- **WHAT TO WORK ON**
Write the listing below out again exactly, dropping the images.

─── DATA SECTION ───

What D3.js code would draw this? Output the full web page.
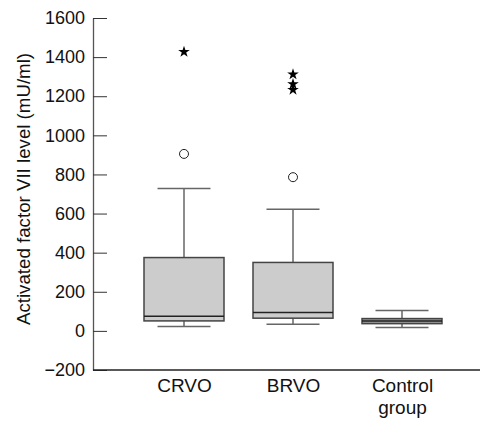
<!DOCTYPE html>
<html><head><meta charset="utf-8">
<script src="https://cdn.jsdelivr.net/npm/d3@7"></script>
<style>body{margin:0;background:#fff}svg{display:block}</style>
</head><body>
<svg id="c" width="482" height="422"></svg>
<script>
const categories = ["CRVO", "BRVO", "Control group"];
const whiskerLow = [22, 34, 17];
const q1 = [51, 65, 37];
const median = [75, 94, 50];
const q3 = [375, 350, 63];
const whiskerHigh = [728, 622, 104];
const circleOutliers = [[905], [786], []];
const starOutliers = [[1427], [1312, 1262, 1233], []];
const yTicks = [-200, 0, 200, 400, 600, 800, 1000, 1200, 1400, 1600];

const svg = d3.select("#c");
const font = "Liberation Sans, Arial, sans-serif";
const y = d3.scaleLinear().domain([-200, 1600]).range([370, 18]);
const x = d3.scalePoint().domain(categories).range([184, 402]);
const axisX0 = 93, axisX1 = 480;
const boxW = 80, capW = 53;

// y axis
const ya = svg.append("g").attr("transform", `translate(${axisX0},0)`)
  .call(d3.axisLeft(y).tickValues(yTicks).tickSizeInner(-14).tickSizeOuter(0).tickPadding(8)
    .tickFormat(d => d < 0 ? "\u2212" + Math.abs(d) : d));
ya.select(".domain").attr("stroke", "#555").attr("stroke-width", 1.3);
ya.selectAll(".tick line").attr("stroke", "#333").attr("stroke-width", 1);
ya.selectAll(".tick text").attr("font-family", font).attr("font-size", 18).attr("fill", "#111");

// x axis
const xa = svg.append("g").attr("transform", `translate(0,${y(-200)})`)
  .call(d3.axisBottom(x).tickSize(0).tickPadding(9));
xa.select(".domain").remove();
svg.append("line").attr("x1", axisX0).attr("x2", axisX1).attr("y1", y(-200)).attr("y2", y(-200))
  .attr("stroke", "#222").attr("stroke-width", 1.3);
xa.selectAll(".tick text").attr("font-family", font).attr("font-size", 19).attr("fill", "#111")
  .each(function(d) {
    const t = d3.select(this);
    const words = d.split(" ");
    t.text(null);
    words.forEach((w, i) => t.append("tspan").attr("x", 0).attr("dy", i === 0 ? "0.71em" : "1.15em").text(w));
  });

// y title
svg.append("text").attr("transform", "translate(30,189) rotate(-90)")
  .attr("text-anchor", "middle").attr("font-family", font).attr("font-size", 18.7).attr("fill", "#111")
  .text("Activated factor VII level (mU/ml)");

// boxes
const g = svg.append("g");
categories.forEach((c, i) => {
  const cx = x(c);
  const wc = "#666";
  g.append("line").attr("x1", cx).attr("x2", cx).attr("y1", y(whiskerHigh[i])).attr("y2", y(q3[i])).attr("stroke", wc).attr("stroke-width", 1.5);
  g.append("line").attr("x1", cx).attr("x2", cx).attr("y1", y(q1[i])).attr("y2", y(whiskerLow[i])).attr("stroke", wc).attr("stroke-width", 1.5);
  g.append("line").attr("x1", cx - capW / 2).attr("x2", cx + capW / 2).attr("y1", y(whiskerHigh[i])).attr("y2", y(whiskerHigh[i])).attr("stroke", wc).attr("stroke-width", 1.5);
  g.append("line").attr("x1", cx - capW / 2).attr("x2", cx + capW / 2).attr("y1", y(whiskerLow[i])).attr("y2", y(whiskerLow[i])).attr("stroke", wc).attr("stroke-width", 1.5);
  g.append("rect").attr("x", cx - boxW / 2).attr("width", boxW).attr("y", y(q3[i])).attr("height", y(q1[i]) - y(q3[i]))
    .attr("fill", i === 2 ? "#999" : "#cccccc").attr("stroke", "#444").attr("stroke-width", 1.5);
  g.append("line").attr("x1", cx - boxW / 2).attr("x2", cx + boxW / 2).attr("y1", y(median[i])).attr("y2", y(median[i])).attr("stroke", "#222").attr("stroke-width", 1.5);
  circleOutliers[i].forEach(v => g.append("circle").attr("cx", cx).attr("cy", y(v)).attr("r", 4.5).attr("fill", "#fff").attr("stroke", "#222").attr("stroke-width", 1));
  starOutliers[i].forEach(v => g.append("path").attr("transform", `translate(${cx},${y(v)})`)
    .attr("d", d3.symbol(d3.symbolStar, 42)()).attr("fill", "#000"));
});
</script>
</body></html>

───

- **PROBLEM SOLUTION**
What D3.js code would draw this? Output the full web page.
<!DOCTYPE html>
<html><head><meta charset="utf-8">
<script src="https://cdn.jsdelivr.net/npm/d3@7"></script>
<style>body{margin:0;background:#fff}svg{display:block}</style>
</head><body>
<svg id="c" width="482" height="422"></svg>
<script>
const categories = ["CRVO", "BRVO", "Control group"];
const whiskerLow = [22, 34, 17];
const q1 = [51, 65, 37];
const median = [75, 94, 50];
const q3 = [375, 350, 63];
const whiskerHigh = [728, 622, 104];
const circleOutliers = [[905], [786], []];
const starOutliers = [[1427], [1312, 1262, 1233], []];
const yTicks = [-200, 0, 200, 400, 600, 800, 1000, 1200, 1400, 1600];

const svg = d3.select("#c");
const font = "Liberation Sans, Arial, sans-serif";
const y = d3.scaleLinear().domain([-200, 1600]).range([370, 18]);
const x = d3.scalePoint().domain(categories).range([184, 402]);
const axisX0 = 93, axisX1 = 480;
const boxW = 80, capW = 53;

// y axis
const ya = svg.append("g").attr("transform", `translate(${axisX0},0)`)
  .call(d3.axisLeft(y).tickValues(yTicks).tickSizeInner(-14).tickSizeOuter(0).tickPadding(8)
    .tickFormat(d => d < 0 ? "\u2212" + Math.abs(d) : d));
ya.select(".domain").attr("stroke", "#555").attr("stroke-width", 1.3);
ya.selectAll(".tick line").attr("stroke", "#333").attr("stroke-width", 1);
ya.selectAll(".tick text").attr("font-family", font).attr("font-size", 18).attr("fill", "#111");

// x axis
const xa = svg.append("g").attr("transform", `translate(0,${y(-200)})`)
  .call(d3.axisBottom(x).tickSize(0).tickPadding(9));
xa.select(".domain").remove();
svg.append("line").attr("x1", axisX0).attr("x2", axisX1).attr("y1", y(-200)).attr("y2", y(-200))
  .attr("stroke", "#222").attr("stroke-width", 1.3);
xa.selectAll(".tick text").attr("font-family", font).attr("font-size", 19).attr("fill", "#111")
  .each(function(d) {
    const t = d3.select(this);
    const words = d.split(" ");
    t.text(null);
    words.forEach((w, i) => t.append("tspan").attr("x", 0).attr("dy", i === 0 ? "0.71em" : "1.15em").text(w));
  });

// y title
svg.append("text").attr("transform", "translate(30,189) rotate(-90)")
  .attr("text-anchor", "middle").attr("font-family", font).attr("font-size", 18.7).attr("fill", "#111")
  .text("Activated factor VII level (mU/ml)");

// boxes
const g = svg.append("g");
categories.forEach((c, i) => {
  const cx = x(c);
  const wc = "#666";
  g.append("line").attr("x1", cx).attr("x2", cx).attr("y1", y(whiskerHigh[i])).attr("y2", y(q3[i])).attr("stroke", wc).attr("stroke-width", 1.5);
  g.append("line").attr("x1", cx).attr("x2", cx).attr("y1", y(q1[i])).attr("y2", y(whiskerLow[i])).attr("stroke", wc).attr("stroke-width", 1.5);
  g.append("line").attr("x1", cx - capW / 2).attr("x2", cx + capW / 2).attr("y1", y(whiskerHigh[i])).attr("y2", y(whiskerHigh[i])).attr("stroke", wc).attr("stroke-width", 1.5);
  g.append("line").attr("x1", cx - capW / 2).attr("x2", cx + capW / 2).attr("y1", y(whiskerLow[i])).attr("y2", y(whiskerLow[i])).attr("stroke", wc).attr("stroke-width", 1.5);
  g.append("rect").attr("x", cx - boxW / 2).attr("width", boxW).attr("y", y(q3[i])).attr("height", y(q1[i]) - y(q3[i]))
    .attr("fill", i === 2 ? "#999" : "#cccccc").attr("stroke", "#444").attr("stroke-width", 1.5);
  g.append("line").attr("x1", cx - boxW / 2).attr("x2", cx + boxW / 2).attr("y1", y(median[i])).attr("y2", y(median[i])).attr("stroke", "#222").attr("stroke-width", 1.5);
  circleOutliers[i].forEach(v => g.append("circle").attr("cx", cx).attr("cy", y(v)).attr("r", 4.5).attr("fill", "#fff").attr("stroke", "#222").attr("stroke-width", 1));
  starOutliers[i].forEach(v => g.append("path").attr("transform", `translate(${cx},${y(v)})`)
    .attr("d", d3.symbol(d3.symbolStar, 42)()).attr("fill", "#000"));
});
</script>
</body></html>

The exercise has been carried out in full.